[mod_python] XSLT versus 'traditional' templating

Byron Ellacott bje at apnic.net
Fri Aug 20 11:18:19 EDT 2004


(combined responses, this thread is probably getting too offtopic...)

Scott Sanders wrote:
Nic Ferrier wrote:
[I believe you both told me it's possible to stream data through an XSLT 
processor; please correct me if this is not what you meant!]

My basic problem here is that there are trivial XSLT fragments that may 
not be determinable until the entire source document has been read. 
Consider <xsl:if test="/foo/bar">There is a bar element</xsl:if>.  In 
this example, a source document may have no bar elements at all, or it 
may have a bar element as the very last element before closing the root 
foo element.  An XSLT processor cannot distinguish these cases until the 
root element has been closed.

If the bar element appeared earlier in the document, a sufficiently 
clever XSLT processor could continue processing as soon as that element 
was encountered, but this falls down when you consider:

<xsl:for-each select="/foo/bar">Another bar found</xsl:for-each>

In this case, processing must be halted until the root element has been 
closed, since another bar element may be encountered at any time.  Once 
again, a clever processor could continue processing, storing tree 
fragments for later use, but it could not output any further elements 
until it was satisfied that the xsl:for-each had completed.

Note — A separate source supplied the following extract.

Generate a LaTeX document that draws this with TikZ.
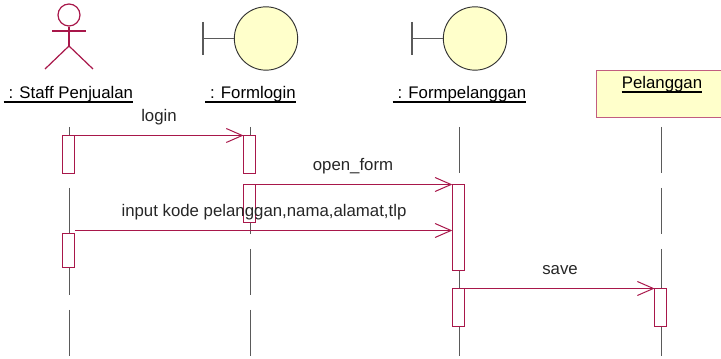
\documentclass[tikz,border=0pt]{standalone}
\usepackage{fontspec}
\setmainfont{Liberation Sans}
\usepackage{tikz}
\usetikzlibrary{arrows.meta}
\definecolor{umlred}{HTML}{A8174A}
\definecolor{umlfill}{HTML}{FFFFCB}
\definecolor{umlgray}{HTML}{5A5A5A}
\tikzset{
    lifeline/.style={draw=umlgray, line width=0.75pt, dash pattern=on 34.5pt off 11.25pt},
    activation/.style={draw=umlred, fill=white, line width=0.75pt, anchor=north, inner sep=0pt, outer sep=0pt, minimum width=9pt},
    message/.style={draw=umlred, line width=0.75pt, -{Straight Barb[length=12pt,width=10.5pt]}},
    label/.style={text=black!85, font=\fontsize{12.6}{15}\selectfont, inner sep=0pt, anchor=base},
    objname/.style={label, text=black, text depth=2.1pt},
    boundaryball/.style={circle, draw=black!80, fill=umlfill, line width=0.7pt, inner sep=0pt, minimum size=47.5pt},
}
\begin{document}
\begin{tikzpicture}[x=0.75pt,y=-0.75pt]
    \useasboundingbox (0,0) rectangle (721,359);

    % actor
    \node[circle, draw=umlred, line width=0.9pt, inner sep=0pt, minimum size=16.5pt] (head) at (69,15) {};
    \coordinate (arml) at (52,31);
    \coordinate (armr) at (86,31);
    \coordinate (hip) at (69,46);
    \coordinate (footl) at (45,69);
    \coordinate (footr) at (93,69);
    \draw[umlred, line width=0.9pt] (head.south) -- (hip);
    \draw[umlred, line width=0.9pt] (arml) -- (armr);
    \draw[umlred, line width=0.9pt] (footl) -- (hip) -- (footr);

    % boundary objects
    \node[boundaryball] (formlogin) at (266,38.5) {};
    \node[boundaryball] (formpelanggan) at (475,38.5) {};
    \foreach \ball/\barx in {formlogin/203, formpelanggan/412} {
        \coordinate (\ball bar) at (\barx,38.5);
        \coordinate (\ball top) at (\barx,22);
        \coordinate (\ball bot) at (\barx,55);
        \draw[umlgray, line width=1pt] (\ball top) -- (\ball bot);
        \draw[umlgray, line width=1pt] (\ball bar) -- (\ball.west);
    }

    % class box, runs off the right edge
    \node[draw=umlred!70, fill=umlfill, line width=1pt, anchor=north west, inner sep=0pt,
        minimum width=97.5pt, minimum height=35.25pt] (pelanggan) at (596,70) {};

    \node[objname] (staffname) at (68.5,99) {\ : Staff Penjualan};
    \node[objname] (loginname) at (250.5,99) {\ : Formlogin};
    \node[objname] (pelangganname) at (459.5,99) {\ : Formpelanggan};
    \node[objname] (classname) at (662,89) {Pelanggan};
    \foreach \name in {staffname, loginname, pelangganname, classname} {
        \draw[line width=1pt] (\name.south west) -- (\name.south east);
    }

    % lifelines
    \foreach \obj/\x in {staff/69, login/250, form/459, pel/661} {
        \coordinate (\obj top) at (\x,127);
        \coordinate (\obj end) at (\x,358.5);
        \path[lifeline] (\obj top) -- (\obj end);
    }

    % activations
    \node[activation, minimum height=28.5pt] (staffa) at (68,135.5) {};
    \node[activation, minimum height=25.5pt] (staffb) at (68,233.5) {};
    \node[activation, minimum height=28.5pt] (logina) at (249.5,135.5) {};
    \node[activation, minimum height=28.5pt] (loginb) at (249.5,184.5) {};
    \node[activation, minimum height=64.5pt] (forma) at (458.3,184.5) {};
    \node[activation, minimum height=28.5pt] (formb) at (458.3,288.5) {};
    \node[activation, minimum height=28.5pt] (pela) at (660.6,288.5) {};

    % messages
    \coordinate (inputstart) at (75,230.5);
    \coordinate (inputend) at (452.3,230.5);
    \draw[message] (staffa.north east) -- (logina.north west);
    \draw[message] (loginb.north east) -- (forma.north west);
    \draw[message] (inputstart) -- (inputend);
    \draw[message] (formb.north east) -- (pela.north west);

    \node[label] (loginmsg) at (159,121.5) {login};
    \node[label] (openmsg) at (353,170.5) {open\_form};
    \node[label] (inputmsg) at (264,216.5) {input kode pelanggan,nama,alamat,tlp};
    \node[label] (savemsg) at (560,275) {save};
\end{tikzpicture}
\end{document}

So, I can see how a sufficiently clever XSLT processor could stream 
output where possible, but this requires the stylesheet author to 
carefully avoid any construct that would cause output to block.  Most 
notably, any XPath expression used to control transformation that cannot 
be sufficiently evaluated until the document is fully parsed must be 
avoided, and for any non-trivial use of XSLT, this is, to say the least, 
a hard task.

If I'm missing something here, please fill me in, because I am in the 
process of recommending an XML/XSLT approach to web development here at 
work, and I'd love to strike out the cost to perceived response times 
associated with a document transformation.